There is no deal, sponsor, tender, inheritance, or Sportpesa jackpot waiting to save you. If you are old enough to get yourself out of bed in the morning you are more than able to take responsibility for your financial life.

Susan recently graduated from Centonomy. She and her husband separated eight months ago, at which point she realised she had nothing. She had been living a ‘champagne lifestyle’ (which literally included a glass of champagne every now and then) in which all her bills were catered for without her ever worrying about the cost of her purchases and splurges. She was even extended on her husband’s credit card which she used for entertainment expenses. When they separated, the card went with him – and she suddenly found herself saddled with all of her own expenses.


I have seen many people trying to deal with the consequence of their ‘somehows’. University students whose parents can no longer afford fees; bills that still have to be paid in spite of retrenchment and job losses. Medical emergencies. Cars repossessed and homes auctioned. People avoiding various entertainment spots because tabs have accumulated.
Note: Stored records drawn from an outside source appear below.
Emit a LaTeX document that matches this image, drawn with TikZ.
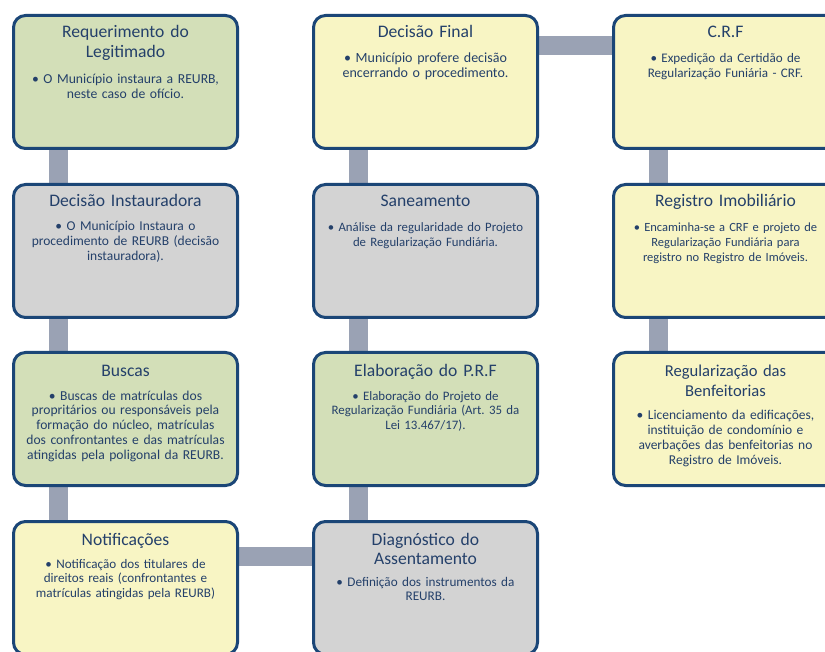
\documentclass[tikz,border=0pt]{standalone}
\usepackage{fontspec}
\setmainfont{Carlito}
\usetikzlibrary{backgrounds}
\definecolor{grn}{HTML}{D3DFB8}
\definecolor{gry}{HTML}{D3D3D3}
\definecolor{ylw}{HTML}{F8F5C4}
\definecolor{bord}{HTML}{1B4677}
\definecolor{txt}{HTML}{24406A}
\definecolor{barc}{HTML}{9AA2B4}
\tikzset{
 box/.style={draw=bord, line width=3pt, rounded corners=12pt, minimum width=224pt, minimum height=133pt, inner sep=0pt},
 ttl/.style={text=txt, font=\fontsize{#1}{19.5}\selectfont, align=center, text width=226pt, inner sep=0pt, anchor=base},
 ttl/.default=17.6,
 bdy/.style={text=txt, font=\fontsize{#1}{14.9}\selectfont, align=center, text width=226pt, inner sep=0pt, anchor=base},
 bdy/.default=13.5,
 bar/.style={draw=barc, line width=19pt},
}
\begin{document}
\begin{tikzpicture}[x=1pt,y=-1pt]
\useasboundingbox (0,0) rectangle (825,652);
\clip (0,0) rectangle (825,652);
% boxes
\node[box, fill=grn] (req)  at (125.5,82)  {};
\node[box, fill=gry] (dins) at (125.5,251) {};
\node[box, fill=grn] (bus)  at (125.5,419) {};
\node[box, fill=ylw] (ntf)  at (125.5,588) {};
\node[box, fill=gry] (diag) at (425.5,588) {};
\node[box, fill=grn] (elab) at (425.5,419) {};
\node[box, fill=gry] (san)  at (425.5,251) {};
\node[box, fill=ylw] (fin)  at (425.5,82)  {};
\node[box, fill=ylw] (crf)  at (725.5,82)  {};
\node[box, fill=ylw] (reg)  at (725.5,251) {};
\node[box, fill=ylw] (benf) at (725.5,419) {};
% connectors
\begin{scope}[on background layer]
\fill[white] (0,0) rectangle (825,652);
\draw[bar] ([xshift=-67.5pt]req.south)  -- ([xshift=-67.5pt]dins.north);
\draw[bar] ([xshift=-67.5pt]dins.south) -- ([xshift=-67.5pt]bus.north);
\draw[bar] ([xshift=-67.5pt]bus.south)  -- ([xshift=-67.5pt]ntf.north);
\draw[bar] ([yshift=-36pt]ntf.north east) -- ([yshift=-36pt]diag.north west);
\draw[bar] ([xshift=-67.5pt]diag.north) -- ([xshift=-67.5pt]elab.south);
\draw[bar] ([xshift=-67.5pt]elab.north) -- ([xshift=-67.5pt]san.south);
\draw[bar] ([xshift=-67.5pt]san.north)  -- ([xshift=-67.5pt]fin.south);
\draw[bar] ([yshift=-32pt]fin.north east) -- ([yshift=-32pt]crf.north west);
\draw[bar] ([xshift=-67.5pt]crf.south)  -- ([xshift=-67.5pt]reg.north);
\draw[bar] ([xshift=-67.5pt]reg.south)  -- ([xshift=-67.5pt]benf.north);
\end{scope}
% texts
\node[ttl] (req-t) at ([yshift=-24pt]req.north) {Requerimento do\\Legitimado};
\node[bdy=13.7] (req-b) at ([yshift=-70pt]req.north) {• O Município instaura a REURB,\\neste caso de ofício.};
\node[ttl] (dins-t) at ([yshift=-24pt]dins.north) {Decisão Instauradora};
\node[bdy] (dins-b) at ([yshift=-48pt]dins.north) {• O Município Instaura o\\procedimento de REURB (decisão\\instauradora).};
\node[ttl] (bus-t) at ([yshift=-26pt]bus.north) {Buscas};
\node[bdy=13.6] (bus-b) at ([yshift=-49pt]bus.north) {• Buscas de matrículas dos\\propritários ou responsáveis pela\\formação do núcleo, matrículas\\dos confrontantes e das matrículas\\atingidas pela poligonal da REURB.};
\node[ttl] (ntf-t) at ([yshift=-25pt]ntf.north) {Notificações};
\node[bdy=13.1] (ntf-b) at ([yshift=-48pt]ntf.north) {• Notificação dos titulares de\\direitos reais (confrontantes e\\matrículas atingidas pela REURB)};
\node[ttl] (diag-t) at ([yshift=-25pt]diag.north) {Diagnóstico do\\Assentamento};
\node[bdy=13.2] (diag-b) at ([yshift=-66pt]diag.north) {• Definição dos instrumentos da\\REURB.};
\node[ttl] (elab-t) at ([yshift=-26pt]elab.north) {Elaboração do P.R.F};
\node[bdy=12.9] (elab-b) at ([yshift=-49pt]elab.north) {• Elaboração do Projeto de\\Regularização Fundiária (Art.\ 35 da\\Lei 13.467/17).};
\node[ttl] (san-t) at ([yshift=-24pt]san.north) {Saneamento};
\node[bdy=12.8] (san-b) at ([yshift=-49pt]san.north) {• Análise da regularidade do Projeto\\de Regularização Fundiária.};
\node[ttl] (fin-t) at ([yshift=-24pt]fin.north) {Decisão Final};
\node[bdy=14.0] (fin-b) at ([yshift=-49pt]fin.north) {• Município profere decisão\\encerrando o procedimento.};
\node[ttl] (crf-t) at ([yshift=-24pt]crf.north) {C.R.F};
\node[bdy=13.1] (crf-b) at ([yshift=-49pt]crf.north) {• Expedição da Certidão de\\Regularização Funiária - CRF.};
\node[ttl] (reg-t) at ([yshift=-24pt]reg.north) {Registro Imobiliário};
\node[bdy=12.5] (reg-b) at ([yshift=-49pt]reg.north) {• Encaminha-se a CRF e projeto de\\Regularização Fundiária para\\registro no Registro de Imóveis.};
\node[ttl=16.6] (benf-t) at ([yshift=-26pt]benf.north) {Regularização das\\Benfeitorias};
\node[bdy] (benf-b) at ([yshift=-69pt]benf.north) {• Licenciamento da edificações,\\instituição de condomínio e\\averbações das benfeitorias no\\Registro de Imóveis.};
\end{tikzpicture}
\end{document}
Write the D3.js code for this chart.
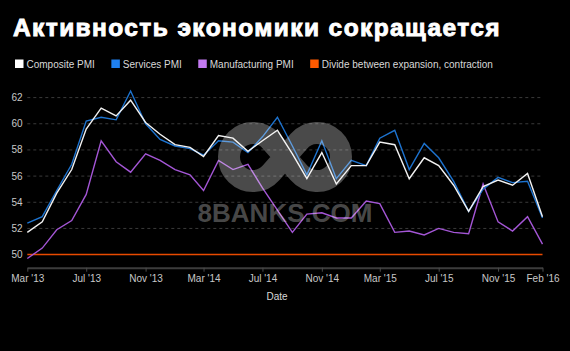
<!DOCTYPE html>
<html><head><meta charset="utf-8">
<script src="https://cdn.jsdelivr.net/npm/d3@7/dist/d3.min.js"></script>
<style>
html,body{margin:0;padding:0;background:#000;}
svg{display:block;}
text{font-family:"Liberation Sans",Arial,sans-serif;}
</style></head>
<body>
<svg id="chart" width="570" height="351"></svg>
<script>
const title = "Активность экономики сокращается";
const months = ["2013-03","2013-04","2013-05","2013-06","2013-07","2013-08","2013-09","2013-10","2013-11","2013-12",
"2014-01","2014-02","2014-03","2014-04","2014-05","2014-06","2014-07","2014-08","2014-09","2014-10","2014-11","2014-12",
"2015-01","2015-02","2015-03","2015-04","2015-05","2015-06","2015-07","2015-08","2015-09","2015-10","2015-11","2015-12",
"2016-01","2016-02"];
const composite = [51.7,52.5,54.7,56.5,59.6,61.2,60.6,61.8,60.1,59.2,58.4,58.2,57.5,59.1,58.9,57.9,58.7,59.5,57.7,55.8,57.8,55.4,56.8,56.8,58.6,58.4,55.8,57.4,56.8,55.3,53.3,55.2,55.7,55.3,56.2,52.9];
const services  = [52.4,52.9,54.9,56.9,60.2,60.5,60.3,62.5,60.0,58.8,58.3,58.1,57.6,58.7,58.6,57.8,59.0,60.5,58.3,56.1,58.7,55.8,57.2,56.8,58.9,59.5,56.5,58.5,57.4,55.6,53.3,55.0,55.9,55.5,55.6,52.8];
const manufacturing = [49.7,50.5,51.9,52.6,54.6,58.7,57.1,56.3,57.7,57.2,56.5,56.1,54.9,57.2,56.5,56.9,55.1,53.4,51.7,53.1,53.2,52.8,52.8,54.1,53.9,51.7,51.8,51.5,52.0,51.7,51.6,55.4,52.5,51.8,52.9,50.8];
const divideLevel = 50;
const yTicks = [50,52,54,56,58,60,62];
const xTickMonths = ["2013-03","2013-07","2013-11","2014-03","2014-07","2014-11","2015-03","2015-07","2015-11","2016-02"];
const xTickLabels = ["Mar '13","Jul '13","Nov '13","Mar '14","Jul '14","Nov '14","Mar '15","Jul '15","Nov '15","Feb '16"];
const seriesNames = ["Composite PMI","Services PMI","Manufacturing PMI","Divide between expansion, contraction"];
const seriesColors = ["#f2f2f2","#1d73cf","#a456d6","#e84a00"];
const legendColors = ["#ffffff","#1f80f0","#c47af2","#ff5a00"];

const parse = d3.timeParse("%Y-%m");
const dates = months.map(parse);
const svg = d3.select("#chart");
const W = 570, H = 351;
svg.append("rect").attr("width",W).attr("height",H).attr("fill","#000");

const x = d3.scaleTime().domain([dates[0], dates[dates.length-1]]).range([27.3, 542.5]);
const y = d3.scaleLinear().domain([49, 63]).range([267.7, 84.5]);

// title
svg.append("text").attr("x",13).attr("y",36).attr("fill","#fff")
  .attr("font-size",24.5).attr("font-weight","bold").attr("letter-spacing",1.4)
  .attr("stroke","#fff").attr("stroke-width",0.9).text(title);

// legend
let lx = 15;
seriesNames.forEach((n,i)=>{
  svg.append("rect").attr("x",lx).attr("y",59.5).attr("width",8.5).attr("height",8.5).attr("fill",legendColors[i]);
  const t = svg.append("text").attr("x",lx+11.5).attr("y",68.3).attr("fill","#d8d8d8").attr("font-size",10).text(n);
  lx += 11.5 + t.node().getComputedTextLength() + 16.5;
});

// gridlines
svg.append("g").selectAll("line").data(yTicks.filter(v=>v!==divideLevel)).join("line")
  .attr("x1",x.range()[0]).attr("x2",x.range()[1])
  .attr("y1",d=>y(d)).attr("y2",d=>y(d))
  .attr("stroke","#3a3a3a").attr("stroke-width",1).attr("stroke-dasharray","3,3");

// y labels
svg.append("g").selectAll("text").data(yTicks).join("text")
  .attr("x",22.7).attr("y",d=>y(d)+3.5).attr("text-anchor","end")
  .attr("fill","#c8c8c8").attr("font-size",10).text(d=>d);

// x axis
const xAxis = d3.axisBottom(x).tickValues(xTickMonths.map(parse))
  .tickFormat((d,i)=>xTickLabels[i]).tickSize(4).tickSizeOuter(0).tickPadding(3);
const gx = svg.append("g").attr("transform",`translate(0,${y.range()[0]})`).call(xAxis);
gx.select(".domain").attr("stroke","#3c3c3c").attr("stroke-width",2);
gx.selectAll(".tick line").attr("stroke","#4a4a4a");
gx.selectAll(".tick text").attr("fill","#c8c8c8").attr("font-size",10)
  .attr("font-family","Liberation Sans, Arial, sans-serif");

svg.append("text").attr("x",277).attr("y",300).attr("text-anchor","middle")
  .attr("fill","#d8d8d8").attr("font-size",10).text("Date");

// divide line
svg.append("line").attr("x1",x.range()[0]).attr("x2",x.range()[1])
  .attr("y1",y(divideLevel)).attr("y2",y(divideLevel))
  .attr("stroke",seriesColors[3]).attr("stroke-width",1.5);

const line = d3.line().x((d,i)=>x(dates[i])).y(d=>y(d));
[manufacturing, services, composite].forEach((s,j)=>{
  const ci = [2,1,0][j];
  svg.append("path").attr("d",line(s)).attr("fill","none")
    .attr("stroke",seriesColors[ci]).attr("stroke-width",1.4).attr("stroke-linejoin","miter");
});

// watermark
const wm = svg.append("g");
const cx = 285, cy = 157, r = 24, d = 32;
const L = Math.sqrt(d*d - r*r), ca = L/d, sa = r/d;
const tx = L*ca, ty = L*sa;
const p = `M ${cx-tx} ${cy+ty} L ${cx+tx} ${cy-ty} A ${r} ${r} 0 1 1 ${cx+tx} ${cy+ty} L ${cx-tx} ${cy-ty} A ${r} ${r} 0 1 0 ${cx-tx} ${cy+ty} Z`;
wm.append("path").attr("d",p).attr("fill","none").attr("stroke","rgba(255,255,255,0.29)").attr("stroke-width",22);
wm.append("text").attr("x",285).attr("y",222).attr("text-anchor","middle")
  .attr("font-size",26).attr("font-weight","bold").attr("fill","rgba(255,255,255,0.29)").text("8BANKS.COM");
</script>
</body></html>
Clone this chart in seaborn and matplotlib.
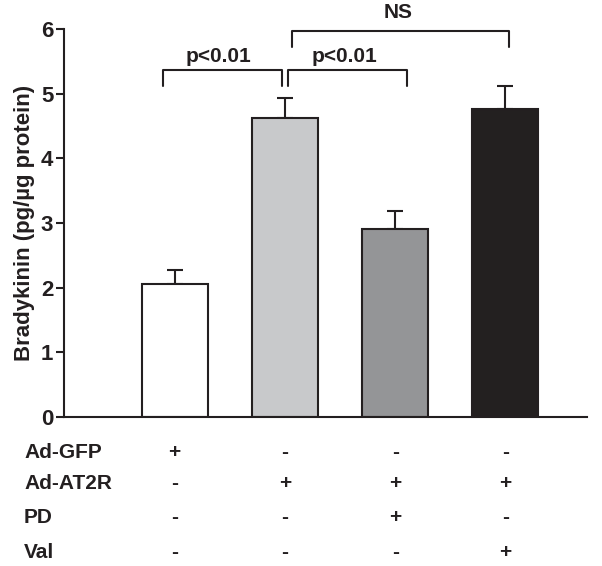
import matplotlib
matplotlib.use("Agg")
import matplotlib.pyplot as plt
import matplotlib.transforms as mtransforms
import seaborn as sns
import pandas as pd

# data
groups = ["GFP", "AT2R", "AT2R+PD", "AT2R+Val"]
bradykinin = [2.05, 4.62, 2.90, 4.76]
sem = [0.22, 0.32, 0.29, 0.37]
bar_colors = ["#ffffff", "#c8c9cb", "#939598", "#231f20"]

row_names = ["Ad-GFP", "Ad-AT2R", "PD", "Val"]
row_signs = [
    ["+", "-", "-", "-"],
    ["-", "+", "+", "+"],
    ["-", "-", "+", "-"],
    ["-", "-", "-", "+"],
]

sns.set_style("ticks")
plt.rcParams['font.family'] = ['Liberation Sans', 'DejaVu Sans']
plt.rcParams['font.weight'] = 'bold'

df = pd.DataFrame({"group": groups, "value": bradykinin})

fig = plt.figure(figsize=(6.02, 5.66), dpi=100)
ax = fig.add_axes([0.107, 0.264, 0.868, 0.684])

sns.barplot(data=df, x="group", y="value", hue="group", palette=bar_colors,
            order=groups, errorbar=None, width=0.6, edgecolor="#231f20",
            linewidth=1.5, legend=False, ax=ax, zorder=2)

ax.errorbar(range(len(groups)), bradykinin, yerr=[[0] * len(sem), sem],
            fmt="none", ecolor="#231f20", elinewidth=1.5, capsize=6,
            capthick=1.5, zorder=1)

ax.set_xlim(-1.0, 3.74)
ax.set_ylim(0, 6)
ax.set_yticks(range(7))
ax.set_xticks([])
ax.set_xlabel("")
ax.set_ylabel("Bradykinin (pg/µg protein)", fontsize=16, fontweight="bold",
              labelpad=4, color="#231f20")
ax.tick_params(axis="y", labelsize=16, width=1.5, length=6, colors="#231f20",
               pad=2)
for lab in ax.get_yticklabels():
    lab.set_fontweight("bold")
sns.despine(ax=ax)
for s in ["left", "bottom"]:
    ax.spines[s].set_linewidth(1.5)
    ax.spines[s].set_color("#231f20")


def bracket(x1, x2, y_top, y_leg, label, tx, ty):
    ax.plot([x1, x1, x2, x2], [y_leg, y_top, y_top, y_leg], color="#231f20",
            lw=1.5, clip_on=False)
    ax.text(tx, ty, label, ha="center", va="baseline", fontsize=15,
            fontweight="bold", color="#231f20", clip_on=False)


bracket(-0.11, 0.97, 5.37, 5.13, "p<0.01", 0.40, 5.49)
bracket(1.03, 2.11, 5.37, 5.13, "p<0.01", 1.54, 5.49)
bracket(1.06, 3.03, 5.97, 5.73, "NS", 2.03, 6.18)

# treatment table under the axis
row_y = [-0.092, -0.173, -0.261, -0.351]
lab_tr = mtransforms.blended_transform_factory(fig.transFigure, ax.transAxes)
for name, signs, yy in zip(row_names, row_signs, row_y):
    ax.text(0.040, yy, name, transform=lab_tr, ha="left", va="center",
            fontsize=15, fontweight="bold", color="#231f20")
    for i, s in enumerate(signs):
        ax.text(i, yy, s, transform=ax.get_xaxis_transform(), ha="center",
                va="center", fontsize=15, fontweight="bold", color="#231f20")

fig.savefig("out.png", dpi=100)
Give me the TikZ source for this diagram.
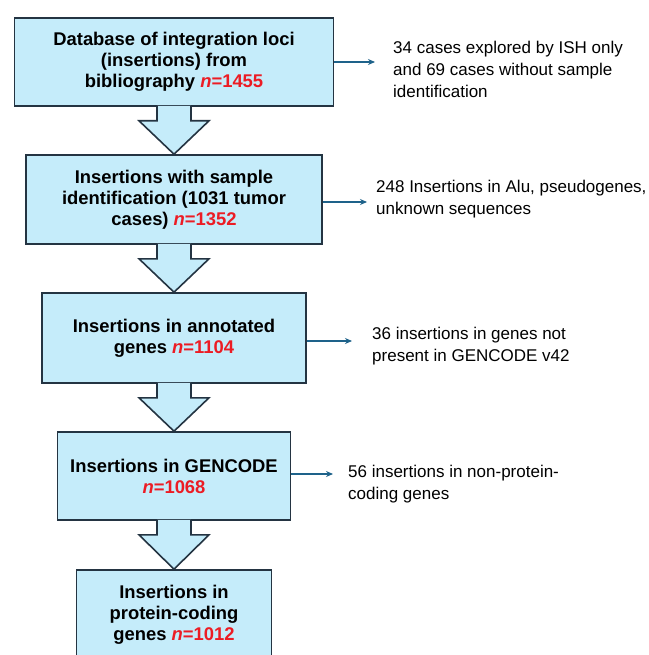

Sadly, we are so good at showing people how well we are doing though deep down we recognise we are one step away from disaster. Then, instead of focusing on improving our financial situation we focus on proving how well we are doing. For a while Susan tried to borrow money from her parents to show that she was OK, the same way people take comfort in having a nice job and a salary even though they actually live pay cheque to pay cheque. Instead of reducing expenses, saving or investing so that they can survive three months without an income, they would rather spend a huge chunk of it on proving to the world that they have made something of themselves. They are so many poor people walking around in designer clothes, cars, phones, homes keeping the company of similarly impoverished designer friends. Those are the people I call the poverty support group.

So, do you want your life to be controlled by that one disaster? Even if you enjoy looking like success, do you want that to be dissolved at one go? If not, investing is not a choice. It is a necessity. It is not something you do in your free time, when you have extra money, or when you have made it. It is not what you do with left over finances. You must go out and look for opportunities to invest. Become the CEO of your life and take control. Investing is the journey between that one move from disaster and real financial freedom.